I’ve just returned from visiting a surgeon friend in the USA. He’s into dogs so we had lots to discuss but they weren’t the only topic of conversation.
Along with the forthcoming Presidential election we discussed our respective national healthcare systems.
The stories he told were truly astonishing. He outlined the case of an executive who suffered a serious stroke at the age of 53.
He’d been thrifty enough to have considerable savings plus private health care.
Although his immediate treatment was covered his insurer met only 80 per cent of the subsequent medication. After 15 years of ongoing treatment he was left penniless.
Another case involved an 11-year-old girl who broke her hip falling down a flight of stairs. Her single mother was so afraid of the medical costs she refused to take her daughter to hospital and the fractured hip was not discovered for several painful years.
While care will almost certainly be given for immediate medical emergency, any subsequent treatment is unlikely to be forthcoming without a guarantee of payment.
Hence, many patients are unable to obtain ongoing support or medication unless they find the means to pay.
Families can and do lose their homes following accident or serious illness. I found this all the more chilling knowing these were not anecdotal but the real experiences of a friend I knew to be a compassionate practitioner.
I don’t know the nuts and bolts of President Obama’s healthcare bill.
I do know that some very powerful self-interest groups are working tirelessly to sabotage his plans. Needless to say, none of these groups represent the poor, sick or dispossessed. There are an incredible number of scare stories in circulation warning of dire consequences should US healthcare be available to all. Most of which could be dismissed out of hand were they not so sinister in their intent.
Thank God for our NHS, with all its imperfections – no one goes bankrupt providing care for loved ones in the UK.
Of course, I’m not saying we should stop trying to improve the service or fail to criticise failing hospitals, but I do believe we should fight to make the NHS the best it can be and demand to know how every penny is spent.

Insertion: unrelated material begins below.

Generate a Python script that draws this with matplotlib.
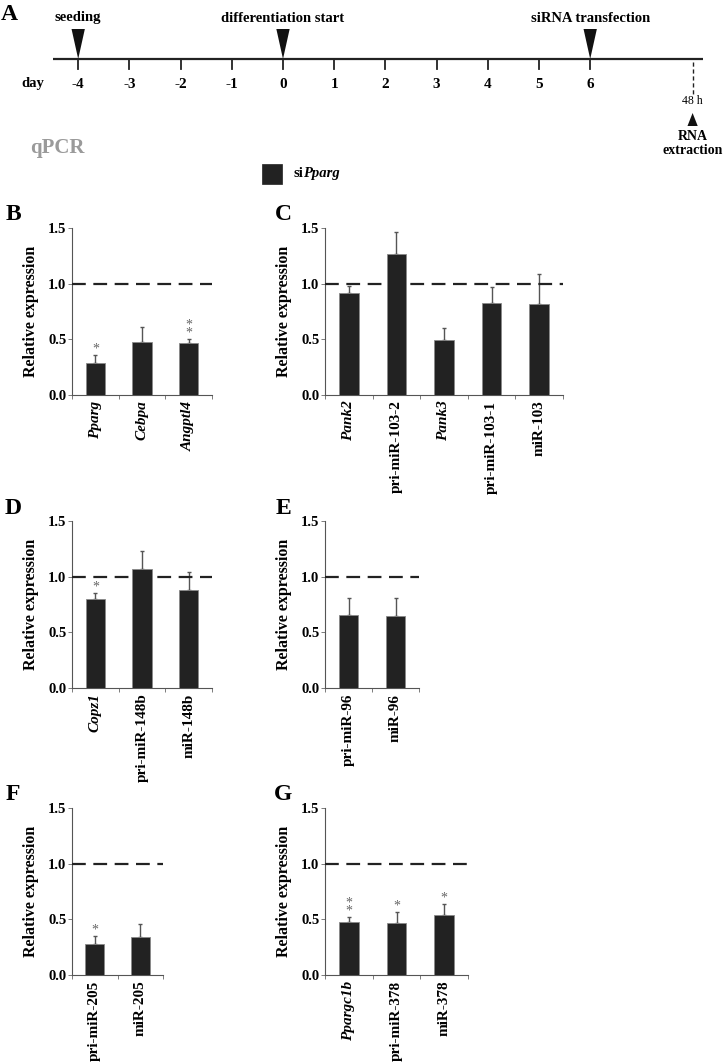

Most of all I believe we should be the guardians of our NHS campaigning against every cut-back and closure.
Complacency is the enemy. If you are fearful of cut-backs don’t complain to your friends and family – write to the Express, annoy your MP, start a petition or organise a demonstration.
Do not allow your NHS to be eroded by political ideology and ineptitude.
Remember what happened to Parkside Hospital, a facility providing care for more than 1,000 patients, ‘reformed, modernised and improved’ out of existence? That didn’t happen overnight. Political parties, of all persuasions, snipped, cut and closed until no services remained.
They didn’t replace it with a new modern facility…they sold it off to developers.
Fight for your NHS services while you still have something to fight for.
The alternative is too dreadful to contemplate.